Write out the material again word for word, dropping any images it holds.
----------
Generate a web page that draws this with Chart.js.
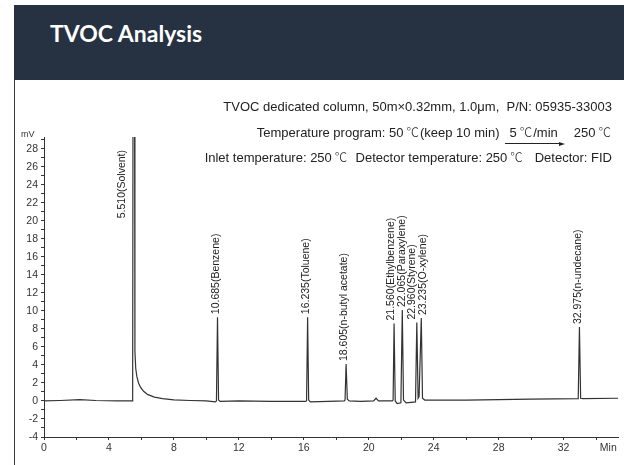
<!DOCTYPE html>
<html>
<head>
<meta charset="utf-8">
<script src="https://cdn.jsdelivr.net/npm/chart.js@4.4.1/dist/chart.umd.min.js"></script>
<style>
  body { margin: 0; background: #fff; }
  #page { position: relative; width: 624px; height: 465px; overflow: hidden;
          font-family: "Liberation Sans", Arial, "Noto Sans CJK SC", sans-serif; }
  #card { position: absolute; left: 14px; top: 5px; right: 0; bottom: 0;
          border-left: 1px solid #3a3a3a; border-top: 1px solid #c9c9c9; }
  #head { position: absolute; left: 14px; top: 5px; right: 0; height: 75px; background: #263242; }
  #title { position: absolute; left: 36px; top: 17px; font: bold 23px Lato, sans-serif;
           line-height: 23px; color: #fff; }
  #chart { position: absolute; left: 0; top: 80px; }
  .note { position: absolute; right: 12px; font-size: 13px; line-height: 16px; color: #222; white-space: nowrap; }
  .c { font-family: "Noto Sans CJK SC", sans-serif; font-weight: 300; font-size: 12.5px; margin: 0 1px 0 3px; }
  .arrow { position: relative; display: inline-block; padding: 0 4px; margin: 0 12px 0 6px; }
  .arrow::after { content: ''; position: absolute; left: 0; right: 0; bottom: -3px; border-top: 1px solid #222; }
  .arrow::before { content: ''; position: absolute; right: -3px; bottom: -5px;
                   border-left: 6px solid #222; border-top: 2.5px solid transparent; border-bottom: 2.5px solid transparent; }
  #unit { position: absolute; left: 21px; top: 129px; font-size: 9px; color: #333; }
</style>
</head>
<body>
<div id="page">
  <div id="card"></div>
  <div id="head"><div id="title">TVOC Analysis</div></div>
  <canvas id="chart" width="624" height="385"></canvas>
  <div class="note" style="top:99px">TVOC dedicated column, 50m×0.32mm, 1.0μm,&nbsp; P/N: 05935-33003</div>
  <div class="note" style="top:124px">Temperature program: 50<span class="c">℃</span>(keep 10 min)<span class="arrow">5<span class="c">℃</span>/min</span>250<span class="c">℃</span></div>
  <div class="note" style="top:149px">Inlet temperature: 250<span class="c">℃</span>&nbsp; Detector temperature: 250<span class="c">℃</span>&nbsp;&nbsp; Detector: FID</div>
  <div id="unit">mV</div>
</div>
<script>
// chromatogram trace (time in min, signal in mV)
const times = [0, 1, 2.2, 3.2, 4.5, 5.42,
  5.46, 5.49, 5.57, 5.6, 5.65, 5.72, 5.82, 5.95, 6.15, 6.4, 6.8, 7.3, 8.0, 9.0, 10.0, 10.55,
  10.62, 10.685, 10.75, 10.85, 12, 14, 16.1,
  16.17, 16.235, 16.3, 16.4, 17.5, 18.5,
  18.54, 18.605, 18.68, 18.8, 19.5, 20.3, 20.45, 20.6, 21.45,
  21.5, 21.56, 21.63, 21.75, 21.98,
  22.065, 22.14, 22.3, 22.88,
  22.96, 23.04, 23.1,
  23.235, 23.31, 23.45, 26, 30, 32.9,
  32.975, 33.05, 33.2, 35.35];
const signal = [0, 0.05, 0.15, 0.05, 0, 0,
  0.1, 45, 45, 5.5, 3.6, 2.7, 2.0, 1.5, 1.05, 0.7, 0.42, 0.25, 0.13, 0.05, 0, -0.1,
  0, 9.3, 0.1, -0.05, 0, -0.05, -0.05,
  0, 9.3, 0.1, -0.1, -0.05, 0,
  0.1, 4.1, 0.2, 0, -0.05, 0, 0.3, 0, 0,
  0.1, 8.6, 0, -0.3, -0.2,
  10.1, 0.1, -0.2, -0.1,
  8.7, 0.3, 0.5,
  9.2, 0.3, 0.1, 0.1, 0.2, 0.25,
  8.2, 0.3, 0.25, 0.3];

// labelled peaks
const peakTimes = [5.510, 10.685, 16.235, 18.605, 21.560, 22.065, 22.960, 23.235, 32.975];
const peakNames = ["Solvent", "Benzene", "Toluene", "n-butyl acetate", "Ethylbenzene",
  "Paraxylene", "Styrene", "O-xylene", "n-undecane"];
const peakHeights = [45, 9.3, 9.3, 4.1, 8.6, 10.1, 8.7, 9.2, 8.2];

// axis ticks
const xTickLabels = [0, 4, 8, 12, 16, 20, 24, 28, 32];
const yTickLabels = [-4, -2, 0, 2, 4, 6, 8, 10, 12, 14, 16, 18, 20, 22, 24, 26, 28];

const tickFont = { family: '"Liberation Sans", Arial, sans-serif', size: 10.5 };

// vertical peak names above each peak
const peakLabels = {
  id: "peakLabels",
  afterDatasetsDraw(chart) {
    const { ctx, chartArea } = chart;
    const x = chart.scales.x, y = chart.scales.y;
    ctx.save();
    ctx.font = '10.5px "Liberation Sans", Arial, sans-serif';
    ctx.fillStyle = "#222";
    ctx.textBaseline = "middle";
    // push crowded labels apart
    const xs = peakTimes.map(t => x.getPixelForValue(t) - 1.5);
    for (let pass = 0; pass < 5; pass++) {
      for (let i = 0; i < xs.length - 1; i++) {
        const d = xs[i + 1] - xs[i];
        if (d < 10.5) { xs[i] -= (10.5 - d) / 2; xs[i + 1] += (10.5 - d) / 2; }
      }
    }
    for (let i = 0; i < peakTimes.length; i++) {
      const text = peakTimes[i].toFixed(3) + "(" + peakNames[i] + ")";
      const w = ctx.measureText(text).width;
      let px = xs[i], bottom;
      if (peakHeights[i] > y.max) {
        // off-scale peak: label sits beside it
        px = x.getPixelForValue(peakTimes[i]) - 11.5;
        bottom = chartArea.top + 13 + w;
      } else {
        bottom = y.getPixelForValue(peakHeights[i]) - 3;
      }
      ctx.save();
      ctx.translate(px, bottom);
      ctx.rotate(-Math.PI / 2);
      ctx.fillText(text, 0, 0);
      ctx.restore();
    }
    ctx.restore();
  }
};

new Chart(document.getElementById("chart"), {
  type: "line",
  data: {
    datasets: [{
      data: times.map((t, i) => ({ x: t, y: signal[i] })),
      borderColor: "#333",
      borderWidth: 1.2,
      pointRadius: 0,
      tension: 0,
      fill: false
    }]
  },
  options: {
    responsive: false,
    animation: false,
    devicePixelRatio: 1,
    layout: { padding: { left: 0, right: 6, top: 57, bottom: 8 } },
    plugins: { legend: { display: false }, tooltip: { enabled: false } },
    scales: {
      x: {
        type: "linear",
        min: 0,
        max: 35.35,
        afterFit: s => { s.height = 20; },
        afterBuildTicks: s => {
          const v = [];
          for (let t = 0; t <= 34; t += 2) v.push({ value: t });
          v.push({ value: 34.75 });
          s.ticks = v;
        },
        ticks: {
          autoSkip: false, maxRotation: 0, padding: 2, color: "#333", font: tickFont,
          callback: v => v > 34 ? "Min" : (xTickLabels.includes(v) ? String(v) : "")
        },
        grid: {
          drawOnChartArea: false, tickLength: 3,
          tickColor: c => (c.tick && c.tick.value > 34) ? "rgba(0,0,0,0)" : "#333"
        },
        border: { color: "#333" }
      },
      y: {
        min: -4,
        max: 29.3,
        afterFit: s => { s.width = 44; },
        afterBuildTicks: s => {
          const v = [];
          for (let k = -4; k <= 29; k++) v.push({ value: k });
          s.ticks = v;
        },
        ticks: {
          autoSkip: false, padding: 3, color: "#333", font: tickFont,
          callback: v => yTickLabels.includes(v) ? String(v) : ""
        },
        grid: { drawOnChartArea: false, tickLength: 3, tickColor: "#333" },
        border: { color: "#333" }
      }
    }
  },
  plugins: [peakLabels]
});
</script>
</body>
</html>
----------
ANSWER BELOW:
Generate a web page that draws this with Chart.js.
<!DOCTYPE html>
<html>
<head>
<meta charset="utf-8">
<script src="https://cdn.jsdelivr.net/npm/chart.js@4.4.1/dist/chart.umd.min.js"></script>
<style>
  body { margin: 0; background: #fff; }
  #page { position: relative; width: 624px; height: 465px; overflow: hidden;
          font-family: "Liberation Sans", Arial, "Noto Sans CJK SC", sans-serif; }
  #card { position: absolute; left: 14px; top: 5px; right: 0; bottom: 0;
          border-left: 1px solid #3a3a3a; border-top: 1px solid #c9c9c9; }
  #head { position: absolute; left: 14px; top: 5px; right: 0; height: 75px; background: #263242; }
  #title { position: absolute; left: 36px; top: 17px; font: bold 23px Lato, sans-serif;
           line-height: 23px; color: #fff; }
  #chart { position: absolute; left: 0; top: 80px; }
  .note { position: absolute; right: 12px; font-size: 13px; line-height: 16px; color: #222; white-space: nowrap; }
  .c { font-family: "Noto Sans CJK SC", sans-serif; font-weight: 300; font-size: 12.5px; margin: 0 1px 0 3px; }
  .arrow { position: relative; display: inline-block; padding: 0 4px; margin: 0 12px 0 6px; }
  .arrow::after { content: ''; position: absolute; left: 0; right: 0; bottom: -3px; border-top: 1px solid #222; }
  .arrow::before { content: ''; position: absolute; right: -3px; bottom: -5px;
                   border-left: 6px solid #222; border-top: 2.5px solid transparent; border-bottom: 2.5px solid transparent; }
  #unit { position: absolute; left: 21px; top: 129px; font-size: 9px; color: #333; }
</style>
</head>
<body>
<div id="page">
  <div id="card"></div>
  <div id="head"><div id="title">TVOC Analysis</div></div>
  <canvas id="chart" width="624" height="385"></canvas>
  <div class="note" style="top:99px">TVOC dedicated column, 50m×0.32mm, 1.0μm,&nbsp; P/N: 05935-33003</div>
  <div class="note" style="top:124px">Temperature program: 50<span class="c">℃</span>(keep 10 min)<span class="arrow">5<span class="c">℃</span>/min</span>250<span class="c">℃</span></div>
  <div class="note" style="top:149px">Inlet temperature: 250<span class="c">℃</span>&nbsp; Detector temperature: 250<span class="c">℃</span>&nbsp;&nbsp; Detector: FID</div>
  <div id="unit">mV</div>
</div>
<script>
// chromatogram trace (time in min, signal in mV)
const times = [0, 1, 2.2, 3.2, 4.5, 5.42,
  5.46, 5.49, 5.57, 5.6, 5.65, 5.72, 5.82, 5.95, 6.15, 6.4, 6.8, 7.3, 8.0, 9.0, 10.0, 10.55,
  10.62, 10.685, 10.75, 10.85, 12, 14, 16.1,
  16.17, 16.235, 16.3, 16.4, 17.5, 18.5,
  18.54, 18.605, 18.68, 18.8, 19.5, 20.3, 20.45, 20.6, 21.45,
  21.5, 21.56, 21.63, 21.75, 21.98,
  22.065, 22.14, 22.3, 22.88,
  22.96, 23.04, 23.1,
  23.235, 23.31, 23.45, 26, 30, 32.9,
  32.975, 33.05, 33.2, 35.35];
const signal = [0, 0.05, 0.15, 0.05, 0, 0,
  0.1, 45, 45, 5.5, 3.6, 2.7, 2.0, 1.5, 1.05, 0.7, 0.42, 0.25, 0.13, 0.05, 0, -0.1,
  0, 9.3, 0.1, -0.05, 0, -0.05, -0.05,
  0, 9.3, 0.1, -0.1, -0.05, 0,
  0.1, 4.1, 0.2, 0, -0.05, 0, 0.3, 0, 0,
  0.1, 8.6, 0, -0.3, -0.2,
  10.1, 0.1, -0.2, -0.1,
  8.7, 0.3, 0.5,
  9.2, 0.3, 0.1, 0.1, 0.2, 0.25,
  8.2, 0.3, 0.25, 0.3];

// labelled peaks
const peakTimes = [5.510, 10.685, 16.235, 18.605, 21.560, 22.065, 22.960, 23.235, 32.975];
const peakNames = ["Solvent", "Benzene", "Toluene", "n-butyl acetate", "Ethylbenzene",
  "Paraxylene", "Styrene", "O-xylene", "n-undecane"];
const peakHeights = [45, 9.3, 9.3, 4.1, 8.6, 10.1, 8.7, 9.2, 8.2];

// axis ticks
const xTickLabels = [0, 4, 8, 12, 16, 20, 24, 28, 32];
const yTickLabels = [-4, -2, 0, 2, 4, 6, 8, 10, 12, 14, 16, 18, 20, 22, 24, 26, 28];

const tickFont = { family: '"Liberation Sans", Arial, sans-serif', size: 10.5 };

// vertical peak names above each peak
const peakLabels = {
  id: "peakLabels",
  afterDatasetsDraw(chart) {
    const { ctx, chartArea } = chart;
    const x = chart.scales.x, y = chart.scales.y;
    ctx.save();
    ctx.font = '10.5px "Liberation Sans", Arial, sans-serif';
    ctx.fillStyle = "#222";
    ctx.textBaseline = "middle";
    // push crowded labels apart
    const xs = peakTimes.map(t => x.getPixelForValue(t) - 1.5);
    for (let pass = 0; pass < 5; pass++) {
      for (let i = 0; i < xs.length - 1; i++) {
        const d = xs[i + 1] - xs[i];
        if (d < 10.5) { xs[i] -= (10.5 - d) / 2; xs[i + 1] += (10.5 - d) / 2; }
      }
    }
    for (let i = 0; i < peakTimes.length; i++) {
      const text = peakTimes[i].toFixed(3) + "(" + peakNames[i] + ")";
      const w = ctx.measureText(text).width;
      let px = xs[i], bottom;
      if (peakHeights[i] > y.max) {
        // off-scale peak: label sits beside it
        px = x.getPixelForValue(peakTimes[i]) - 11.5;
        bottom = chartArea.top + 13 + w;
      } else {
        bottom = y.getPixelForValue(peakHeights[i]) - 3;
      }
      ctx.save();
      ctx.translate(px, bottom);
      ctx.rotate(-Math.PI / 2);
      ctx.fillText(text, 0, 0);
      ctx.restore();
    }
    ctx.restore();
  }
};

new Chart(document.getElementById("chart"), {
  type: "line",
  data: {
    datasets: [{
      data: times.map((t, i) => ({ x: t, y: signal[i] })),
      borderColor: "#333",
      borderWidth: 1.2,
      pointRadius: 0,
      tension: 0,
      fill: false
    }]
  },
  options: {
    responsive: false,
    animation: false,
    devicePixelRatio: 1,
    layout: { padding: { left: 0, right: 6, top: 57, bottom: 8 } },
    plugins: { legend: { display: false }, tooltip: { enabled: false } },
    scales: {
      x: {
        type: "linear",
        min: 0,
        max: 35.35,
        afterFit: s => { s.height = 20; },
        afterBuildTicks: s => {
          const v = [];
          for (let t = 0; t <= 34; t += 2) v.push({ value: t });
          v.push({ value: 34.75 });
          s.ticks = v;
        },
        ticks: {
          autoSkip: false, maxRotation: 0, padding: 2, color: "#333", font: tickFont,
          callback: v => v > 34 ? "Min" : (xTickLabels.includes(v) ? String(v) : "")
        },
        grid: {
          drawOnChartArea: false, tickLength: 3,
          tickColor: c => (c.tick && c.tick.value > 34) ? "rgba(0,0,0,0)" : "#333"
        },
        border: { color: "#333" }
      },
      y: {
        min: -4,
        max: 29.3,
        afterFit: s => { s.width = 44; },
        afterBuildTicks: s => {
          const v = [];
          for (let k = -4; k <= 29; k++) v.push({ value: k });
          s.ticks = v;
        },
        ticks: {
          autoSkip: false, padding: 3, color: "#333", font: tickFont,
          callback: v => yTickLabels.includes(v) ? String(v) : ""
        },
        grid: { drawOnChartArea: false, tickLength: 3, tickColor: "#333" },
        border: { color: "#333" }
      }
    }
  },
  plugins: [peakLabels]
});
</script>
</body>
</html>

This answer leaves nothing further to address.